* **Record extracts**:
- - -
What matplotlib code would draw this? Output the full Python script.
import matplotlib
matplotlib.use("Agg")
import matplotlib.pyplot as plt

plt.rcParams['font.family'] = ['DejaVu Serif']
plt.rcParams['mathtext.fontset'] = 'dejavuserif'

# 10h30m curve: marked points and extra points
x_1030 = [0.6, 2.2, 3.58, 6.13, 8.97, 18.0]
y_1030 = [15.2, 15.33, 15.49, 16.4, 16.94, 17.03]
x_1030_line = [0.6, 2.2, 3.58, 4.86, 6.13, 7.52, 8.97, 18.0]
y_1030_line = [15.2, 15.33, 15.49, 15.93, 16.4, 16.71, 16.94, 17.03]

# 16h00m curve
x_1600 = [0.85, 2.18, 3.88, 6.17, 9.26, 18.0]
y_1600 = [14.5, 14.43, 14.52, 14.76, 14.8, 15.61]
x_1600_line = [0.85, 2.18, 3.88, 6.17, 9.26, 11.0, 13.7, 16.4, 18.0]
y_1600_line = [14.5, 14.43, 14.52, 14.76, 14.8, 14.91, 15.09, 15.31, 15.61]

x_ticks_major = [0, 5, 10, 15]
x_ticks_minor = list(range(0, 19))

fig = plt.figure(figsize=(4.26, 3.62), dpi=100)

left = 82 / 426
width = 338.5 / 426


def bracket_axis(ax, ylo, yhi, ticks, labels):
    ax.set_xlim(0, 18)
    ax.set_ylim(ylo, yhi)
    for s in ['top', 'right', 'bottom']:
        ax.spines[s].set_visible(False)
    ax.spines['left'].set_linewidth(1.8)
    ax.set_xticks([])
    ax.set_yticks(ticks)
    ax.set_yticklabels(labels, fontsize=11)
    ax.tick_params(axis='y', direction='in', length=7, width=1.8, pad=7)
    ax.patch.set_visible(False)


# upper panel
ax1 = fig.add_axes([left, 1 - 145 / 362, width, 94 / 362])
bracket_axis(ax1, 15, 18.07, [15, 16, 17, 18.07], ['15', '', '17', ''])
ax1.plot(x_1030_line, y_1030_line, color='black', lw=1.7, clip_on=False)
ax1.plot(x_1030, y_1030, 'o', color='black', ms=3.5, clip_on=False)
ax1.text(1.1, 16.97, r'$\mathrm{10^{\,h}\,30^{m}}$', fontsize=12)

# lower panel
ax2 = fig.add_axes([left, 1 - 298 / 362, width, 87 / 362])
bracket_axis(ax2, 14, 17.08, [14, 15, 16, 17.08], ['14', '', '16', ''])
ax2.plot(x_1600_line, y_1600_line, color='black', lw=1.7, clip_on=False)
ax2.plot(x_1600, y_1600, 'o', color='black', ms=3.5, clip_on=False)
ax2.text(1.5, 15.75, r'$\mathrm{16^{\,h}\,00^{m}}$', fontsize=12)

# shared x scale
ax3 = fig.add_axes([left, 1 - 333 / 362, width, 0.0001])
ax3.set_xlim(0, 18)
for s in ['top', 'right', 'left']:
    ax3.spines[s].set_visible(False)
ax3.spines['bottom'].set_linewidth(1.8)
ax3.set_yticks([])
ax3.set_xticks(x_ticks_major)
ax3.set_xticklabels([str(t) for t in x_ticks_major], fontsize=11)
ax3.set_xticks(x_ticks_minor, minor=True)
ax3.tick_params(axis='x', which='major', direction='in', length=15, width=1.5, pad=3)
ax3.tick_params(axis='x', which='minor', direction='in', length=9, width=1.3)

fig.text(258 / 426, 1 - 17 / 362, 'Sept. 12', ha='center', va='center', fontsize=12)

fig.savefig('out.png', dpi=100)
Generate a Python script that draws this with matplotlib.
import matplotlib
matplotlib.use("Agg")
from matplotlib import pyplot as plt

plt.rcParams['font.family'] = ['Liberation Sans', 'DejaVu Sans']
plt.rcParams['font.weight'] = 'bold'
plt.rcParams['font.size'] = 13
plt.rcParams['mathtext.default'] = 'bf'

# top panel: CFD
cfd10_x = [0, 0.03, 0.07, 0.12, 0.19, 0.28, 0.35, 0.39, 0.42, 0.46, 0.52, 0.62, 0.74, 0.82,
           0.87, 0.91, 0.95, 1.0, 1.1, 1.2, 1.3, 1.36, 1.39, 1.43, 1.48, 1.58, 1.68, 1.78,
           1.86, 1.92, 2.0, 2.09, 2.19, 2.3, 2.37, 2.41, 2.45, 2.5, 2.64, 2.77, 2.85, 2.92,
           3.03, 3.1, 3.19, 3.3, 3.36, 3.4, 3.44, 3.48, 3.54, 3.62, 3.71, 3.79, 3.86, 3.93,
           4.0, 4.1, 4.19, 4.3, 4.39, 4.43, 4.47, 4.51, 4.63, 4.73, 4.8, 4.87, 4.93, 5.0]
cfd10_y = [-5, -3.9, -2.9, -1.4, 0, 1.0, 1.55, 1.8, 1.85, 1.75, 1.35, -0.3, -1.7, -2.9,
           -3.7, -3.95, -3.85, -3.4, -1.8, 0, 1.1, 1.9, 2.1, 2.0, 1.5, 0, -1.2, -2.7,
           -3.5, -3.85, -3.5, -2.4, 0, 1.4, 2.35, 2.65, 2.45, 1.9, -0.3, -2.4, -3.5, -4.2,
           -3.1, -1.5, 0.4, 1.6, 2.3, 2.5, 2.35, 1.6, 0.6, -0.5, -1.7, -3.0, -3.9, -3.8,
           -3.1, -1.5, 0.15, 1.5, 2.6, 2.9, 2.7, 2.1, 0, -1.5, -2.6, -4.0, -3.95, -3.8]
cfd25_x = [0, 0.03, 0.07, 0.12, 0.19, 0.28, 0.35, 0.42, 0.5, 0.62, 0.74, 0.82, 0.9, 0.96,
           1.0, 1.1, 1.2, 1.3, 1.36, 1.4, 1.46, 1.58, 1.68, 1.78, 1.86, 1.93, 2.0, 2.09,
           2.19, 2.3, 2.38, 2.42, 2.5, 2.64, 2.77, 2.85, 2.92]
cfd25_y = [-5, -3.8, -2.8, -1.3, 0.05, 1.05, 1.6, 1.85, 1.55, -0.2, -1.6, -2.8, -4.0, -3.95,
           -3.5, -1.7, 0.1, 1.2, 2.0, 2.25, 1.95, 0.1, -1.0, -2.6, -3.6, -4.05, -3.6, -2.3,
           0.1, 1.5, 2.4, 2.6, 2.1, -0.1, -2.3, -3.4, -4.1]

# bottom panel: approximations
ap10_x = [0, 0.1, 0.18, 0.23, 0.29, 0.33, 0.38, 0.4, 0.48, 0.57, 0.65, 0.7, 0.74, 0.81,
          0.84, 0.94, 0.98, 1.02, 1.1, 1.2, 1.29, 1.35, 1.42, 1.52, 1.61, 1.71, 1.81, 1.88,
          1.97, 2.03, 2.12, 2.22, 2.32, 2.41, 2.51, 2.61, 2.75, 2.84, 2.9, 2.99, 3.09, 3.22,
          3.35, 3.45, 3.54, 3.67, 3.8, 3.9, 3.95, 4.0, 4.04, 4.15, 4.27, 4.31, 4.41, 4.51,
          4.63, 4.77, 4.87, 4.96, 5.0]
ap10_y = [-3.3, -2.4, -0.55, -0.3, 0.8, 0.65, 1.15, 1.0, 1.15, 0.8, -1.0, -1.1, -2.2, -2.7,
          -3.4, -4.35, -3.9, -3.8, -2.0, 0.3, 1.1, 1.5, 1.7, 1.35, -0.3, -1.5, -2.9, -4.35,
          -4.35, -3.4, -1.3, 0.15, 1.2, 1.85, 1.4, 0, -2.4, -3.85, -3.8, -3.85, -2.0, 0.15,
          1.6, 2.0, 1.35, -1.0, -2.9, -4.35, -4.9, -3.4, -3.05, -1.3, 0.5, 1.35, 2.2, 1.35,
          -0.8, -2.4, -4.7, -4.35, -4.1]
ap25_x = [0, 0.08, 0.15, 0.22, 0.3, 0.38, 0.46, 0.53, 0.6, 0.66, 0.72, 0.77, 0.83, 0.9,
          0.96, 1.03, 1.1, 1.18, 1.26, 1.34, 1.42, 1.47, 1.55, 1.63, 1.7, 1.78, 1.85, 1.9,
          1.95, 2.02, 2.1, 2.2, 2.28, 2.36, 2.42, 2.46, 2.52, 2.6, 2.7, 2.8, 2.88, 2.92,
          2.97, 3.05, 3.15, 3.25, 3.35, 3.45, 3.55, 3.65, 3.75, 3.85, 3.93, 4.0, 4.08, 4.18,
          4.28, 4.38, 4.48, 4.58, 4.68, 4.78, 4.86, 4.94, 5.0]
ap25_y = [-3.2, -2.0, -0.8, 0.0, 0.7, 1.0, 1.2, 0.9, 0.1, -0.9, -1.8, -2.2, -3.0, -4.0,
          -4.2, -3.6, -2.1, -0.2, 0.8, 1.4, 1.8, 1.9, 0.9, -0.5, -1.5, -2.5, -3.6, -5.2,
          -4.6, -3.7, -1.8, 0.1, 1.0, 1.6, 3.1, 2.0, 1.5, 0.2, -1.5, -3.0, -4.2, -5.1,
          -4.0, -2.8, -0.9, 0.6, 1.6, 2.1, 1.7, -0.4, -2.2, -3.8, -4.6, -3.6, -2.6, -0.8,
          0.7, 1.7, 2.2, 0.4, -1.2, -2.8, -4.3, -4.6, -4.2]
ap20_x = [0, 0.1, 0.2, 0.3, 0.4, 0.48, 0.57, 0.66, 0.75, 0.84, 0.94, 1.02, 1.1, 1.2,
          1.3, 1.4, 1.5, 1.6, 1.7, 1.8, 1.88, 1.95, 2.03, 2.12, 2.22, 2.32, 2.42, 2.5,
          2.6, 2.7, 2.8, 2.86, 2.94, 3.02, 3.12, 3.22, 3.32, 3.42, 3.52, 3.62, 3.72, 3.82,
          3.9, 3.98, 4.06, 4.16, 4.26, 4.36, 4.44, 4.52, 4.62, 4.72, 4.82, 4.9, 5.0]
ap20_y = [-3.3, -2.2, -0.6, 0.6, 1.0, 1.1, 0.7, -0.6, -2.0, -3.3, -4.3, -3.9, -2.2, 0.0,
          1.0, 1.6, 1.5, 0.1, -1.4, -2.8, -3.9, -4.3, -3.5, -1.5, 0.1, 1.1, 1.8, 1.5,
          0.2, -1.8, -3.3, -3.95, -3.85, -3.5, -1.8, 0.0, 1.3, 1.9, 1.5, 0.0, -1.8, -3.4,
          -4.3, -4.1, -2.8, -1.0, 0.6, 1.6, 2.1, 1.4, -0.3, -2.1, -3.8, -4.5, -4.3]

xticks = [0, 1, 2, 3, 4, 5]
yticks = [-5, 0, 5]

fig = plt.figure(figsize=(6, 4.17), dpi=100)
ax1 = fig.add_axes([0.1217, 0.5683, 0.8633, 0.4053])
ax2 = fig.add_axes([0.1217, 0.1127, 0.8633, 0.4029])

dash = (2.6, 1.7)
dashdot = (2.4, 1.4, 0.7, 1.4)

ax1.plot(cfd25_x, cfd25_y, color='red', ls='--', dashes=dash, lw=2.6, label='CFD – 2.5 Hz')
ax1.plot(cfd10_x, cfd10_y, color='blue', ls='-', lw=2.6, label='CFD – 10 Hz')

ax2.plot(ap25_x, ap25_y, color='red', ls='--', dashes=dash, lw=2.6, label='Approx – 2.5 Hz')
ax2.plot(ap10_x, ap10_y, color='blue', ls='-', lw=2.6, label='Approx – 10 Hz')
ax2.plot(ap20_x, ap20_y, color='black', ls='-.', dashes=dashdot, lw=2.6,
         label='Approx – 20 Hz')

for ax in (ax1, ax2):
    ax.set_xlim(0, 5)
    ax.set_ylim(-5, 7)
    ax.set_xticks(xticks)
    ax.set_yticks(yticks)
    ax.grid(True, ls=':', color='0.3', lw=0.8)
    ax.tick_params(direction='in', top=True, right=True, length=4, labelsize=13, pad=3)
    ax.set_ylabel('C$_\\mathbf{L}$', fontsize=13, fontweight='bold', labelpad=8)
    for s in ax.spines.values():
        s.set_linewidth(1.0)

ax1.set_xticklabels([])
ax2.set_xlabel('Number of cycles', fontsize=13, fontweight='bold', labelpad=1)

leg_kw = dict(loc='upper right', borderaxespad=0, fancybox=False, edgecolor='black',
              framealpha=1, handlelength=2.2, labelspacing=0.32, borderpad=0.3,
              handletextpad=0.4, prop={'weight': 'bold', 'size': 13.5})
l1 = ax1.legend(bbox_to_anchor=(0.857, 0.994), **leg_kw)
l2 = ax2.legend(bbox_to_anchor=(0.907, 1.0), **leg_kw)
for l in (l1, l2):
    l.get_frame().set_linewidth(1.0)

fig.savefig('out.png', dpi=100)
- - -
* **Task requirements**: Set the lines down exactly, from the first line of the records to the line where "plt.rcParams['mathtext.fontset'] = 'dejavuserif'" appears, with both ends kept.

* **The reply**:
What matplotlib code would draw this? Output the full Python script.
import matplotlib
matplotlib.use("Agg")
import matplotlib.pyplot as plt

plt.rcParams['font.family'] = ['DejaVu Serif']
plt.rcParams['mathtext.fontset'] = 'dejavuserif'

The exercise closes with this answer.